"Ah," said Lord Ickenham. "The vet wishes to speak to me. Yes, vet?" This seemed to puzzle the cerise bloke a bit.
"I thought you said this chap was your son."
"If I had a son," said Lord Ickenham, a little hurt, "he would be a good deal better-looking than that. No, this is the local veterinary surgeon. I may have said I looked on him as a son. Perhaps that was what confused you."

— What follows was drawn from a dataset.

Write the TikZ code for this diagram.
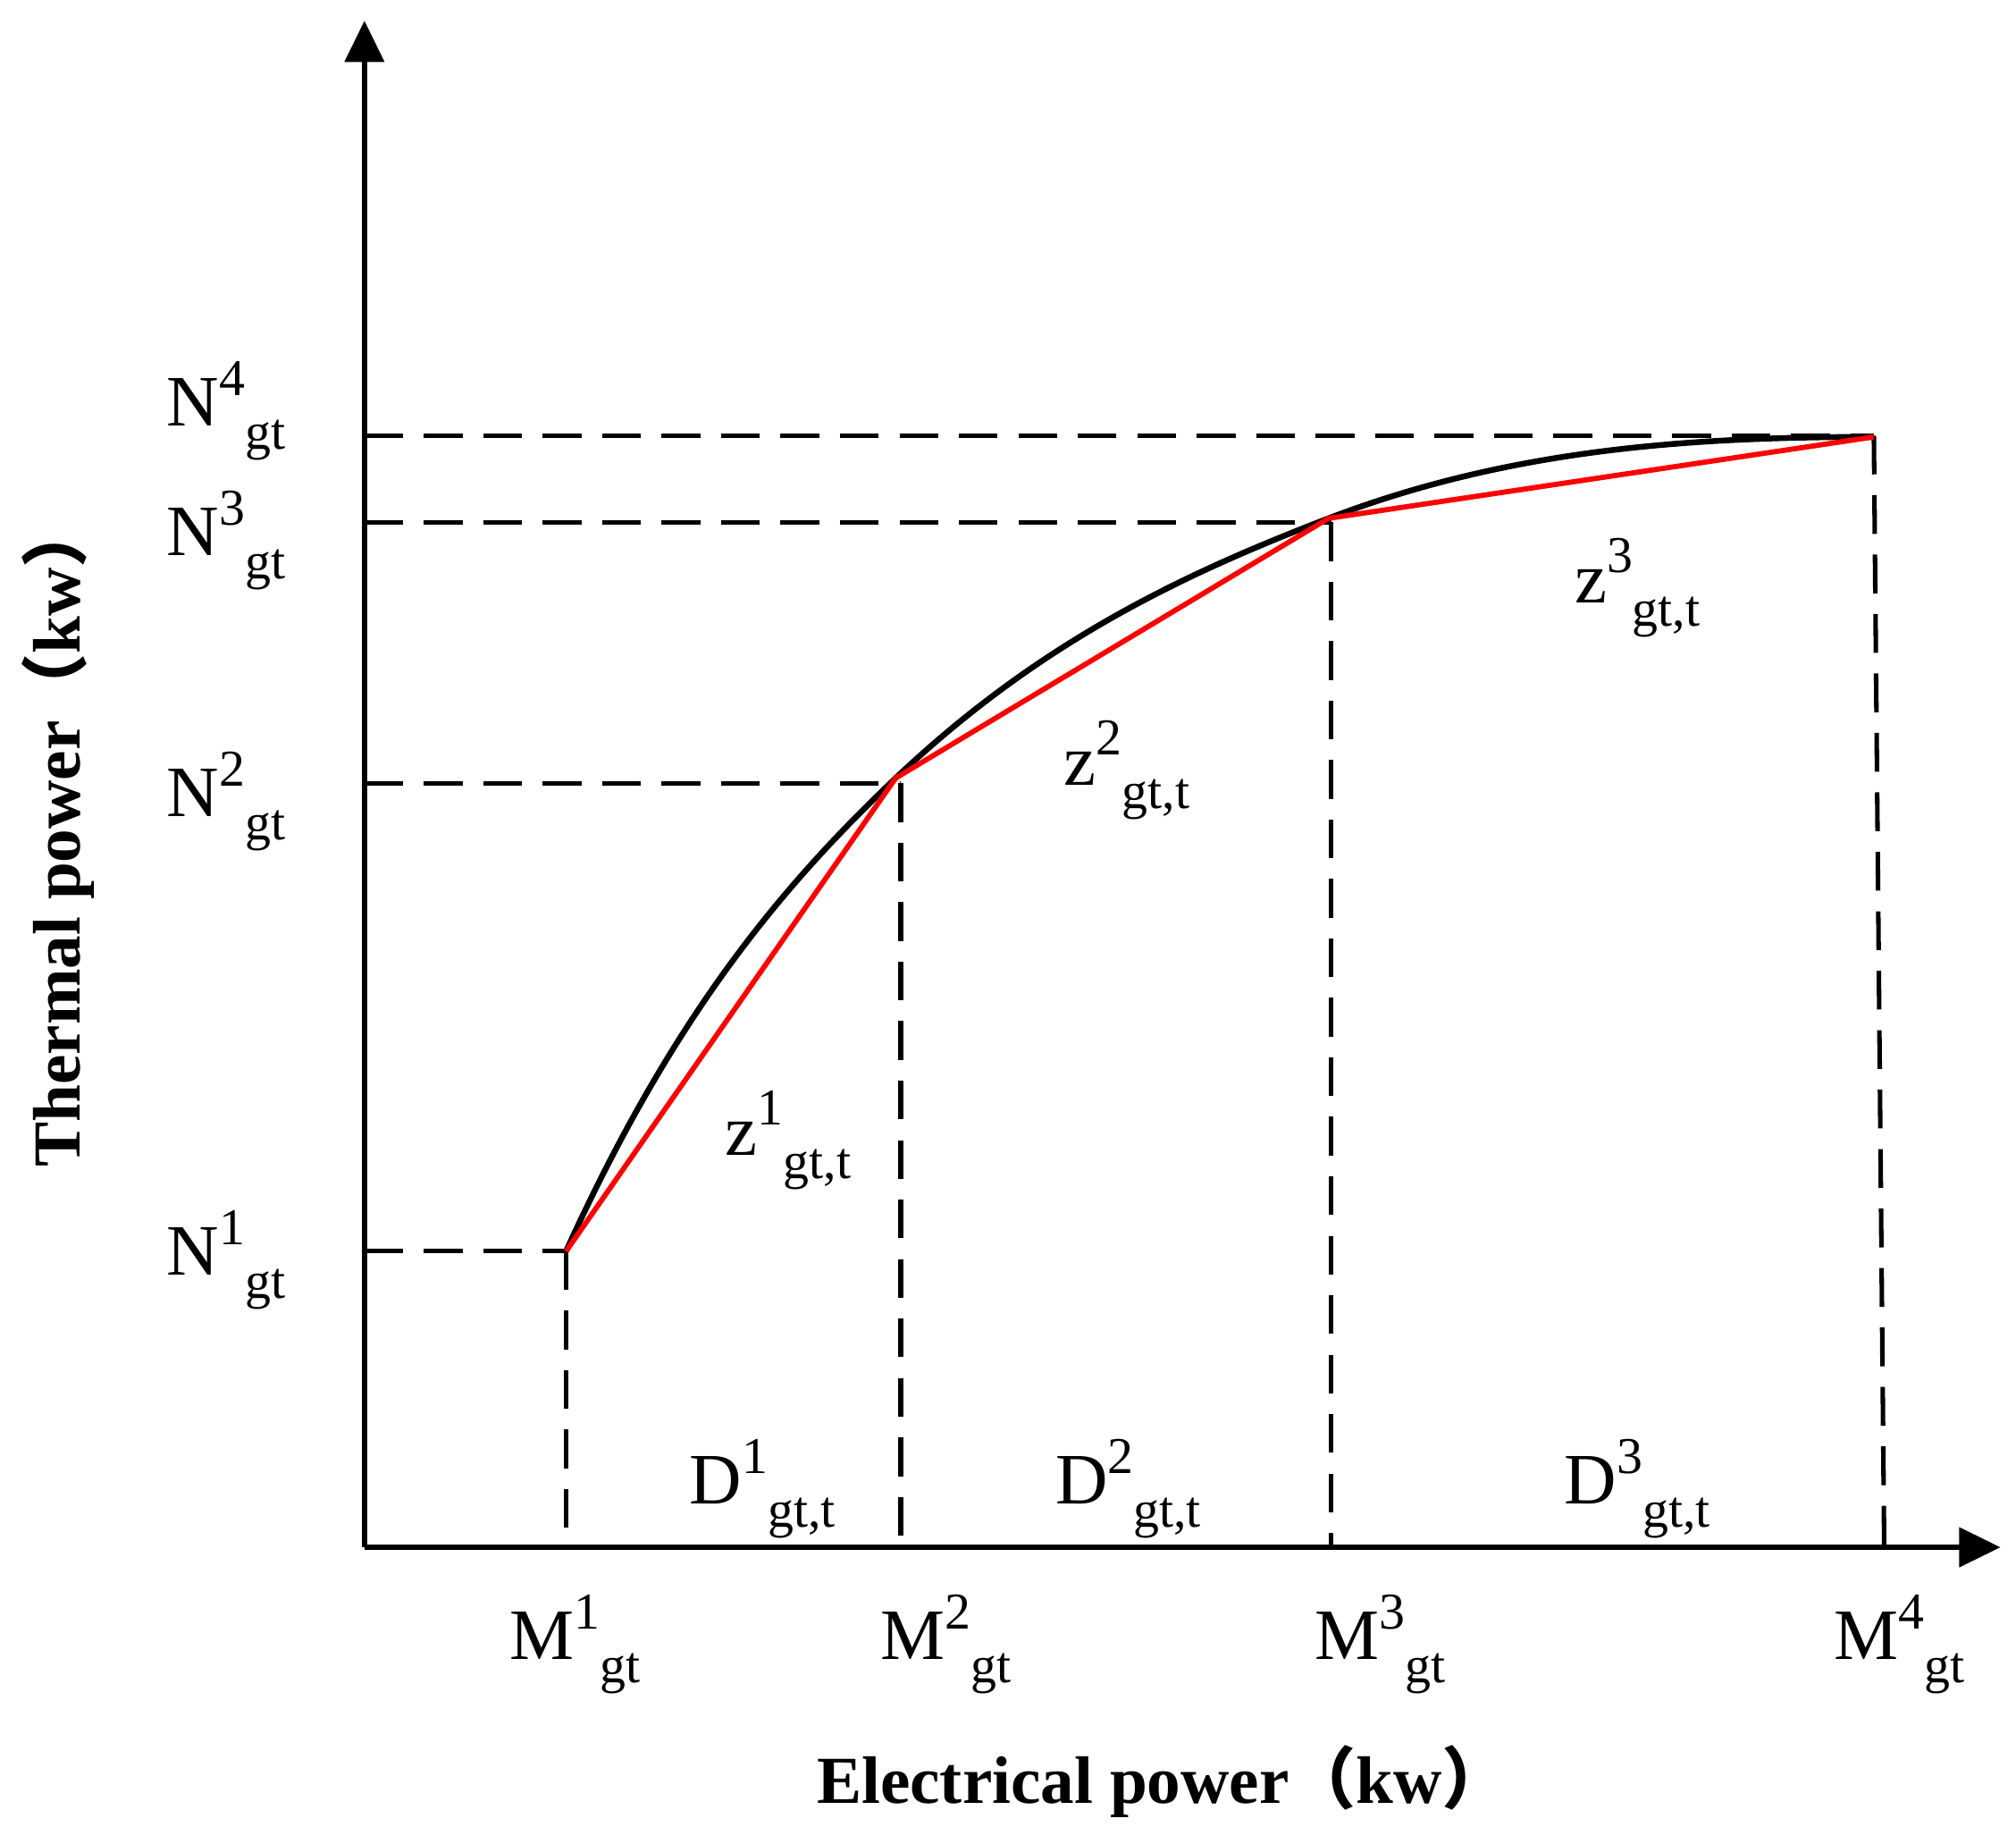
\documentclass[tikz,border=0pt]{standalone}
\usepackage{fontspec}
\setmainfont{Liberation Serif}
\newfontfamily\cjk{Noto Sans CJK SC}
\usetikzlibrary{arrows.meta}
\newcommand{\lbl}[3]{#1\raisebox{0.42em}{\fontsize{40}{40}\selectfont #2}\raisebox{-0.32em}{\fontsize{40}{40}\selectfont #3}}
\begin{document}
\begin{tikzpicture}[x=1pt,y=-1pt,
  ax/.style={line width=4.5pt,-{Triangle[length=32pt,width=30pt]}},
  dsh/.style={line width=3.5pt,dash pattern=on 30pt off 16pt},
  lab/.style={font=\fontsize{56}{58}\selectfont,inner sep=0pt},
  ttl/.style={font=\fontsize{52}{54}\selectfont\bfseries,inner sep=0pt}]
\useasboundingbox (0,0) rectangle (1560,1413);
\coordinate (O) at (282,1197);
\coordinate (Y) at (282,16);
\coordinate (X) at (1548,1197);
\coordinate (P1) at (438,968);
\coordinate (P2) at (693,602);
\coordinate (P3) at (1028,401);
\coordinate (P4) at (1450,338);
\coordinate (A1) at (282,968);
\coordinate (A2) at (282,606);
\coordinate (A3) at (282,404);
\coordinate (A4) at (282,337);
\coordinate (B1) at (438,1197);
\coordinate (B2) at (697,1197);
\coordinate (B3) at (1030,1197);
\coordinate (B4) at (1458,1197);
\coordinate (T2) at (697,606);
\coordinate (T3) at (1030,404);
\coordinate (T4) at (1450,337);
\draw[ax] (O) -- (Y);
\draw[ax] (O) -- (X);
\draw[dsh] (A1) -- (P1); \draw[dsh] (A2) -- (T2); \draw[dsh] (A3) -- (T3); \draw[dsh] (A4) -- (T4);
\draw[dsh] (P1) -- (B1); \draw[dsh] (T2) -- (B2); \draw[dsh] (T3) -- (B3); \draw[dsh] (T4) -- (B4);
\draw[line width=4.5pt] (P1) .. controls (523,781) and (608,683) .. (P2)
  .. controls (805,496) and (916,444) .. (P3)
  .. controls (1169,347) and (1309,338) .. (P4);
\draw[red,line width=4pt,line join=round] (P1) -- (P2) -- (P3) -- (P4);
\node[lab] (n4) at (175,318) {\lbl{N}{4}{gt}};
\node[lab] (n3) at (175,418) {\lbl{N}{3}{gt}};
\node[lab] (n2) at (175,620) {\lbl{N}{2}{gt}};
\node[lab] (n1) at (175,975) {\lbl{N}{1}{gt}};
\node[lab] (m1) at (445,1272) {\lbl{M}{1}{gt}};
\node[lab] (m2) at (732,1272) {\lbl{M}{2}{gt}};
\node[lab] (m3) at (1068,1272) {\lbl{M}{3}{gt}};
\node[lab] (m4) at (1470,1272) {\lbl{M}{4}{gt}};
\node[lab] (d1) at (590,1152) {\lbl{D}{1}{gt,t}};
\node[lab] (d2) at (873,1152) {\lbl{D}{2}{gt,t}};
\node[lab] (d3) at (1267,1152) {\lbl{D}{3}{gt,t}};
\node[lab] (z1) at (610,882) {\lbl{z}{1}{gt,t}};
\node[lab] (z2) at (872,596) {\lbl{z}{2}{gt,t}};
\node[lab] (z3) at (1267,455) {\lbl{z}{3}{gt,t}};
\node[ttl] (xt) at (900,1378) {Electrical power{\cjk（}kw{\cjk）}};
\node[ttl,rotate=90] (yt) at (45,645) {Thermal power{\cjk（}kw{\cjk）}};
\end{tikzpicture}
\end{document}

He shifted across to Pongo and twiddled his hands enquiringly. Pongo gaped at him, and it was not until one of the hands caught him smartly in the lower reps that he remembered he was deaf and started to twiddle back. Considering that he wasn't supposed to be dumb, I can't see why he should have twiddled, but no doubt there are moments when twiddling is about all a fellow feels himself equal to. For what seemed to him at least ten hours Pongo had been undergoing great mental stress, and one can't blame him for not being chatty. Anyway, be that as it may, he twiddled.
"I cannot quite understand what he says," announced Lord Ickenham at length, "because he sprained a finger this morning and that makes him stammer. But I gather he wishes to have a word with me in private. Possibly my parrot has got something the matter with it which he is reluctdant to mention even in sign language in front of a young unmarried girl. You know what parrots are. We will step outside."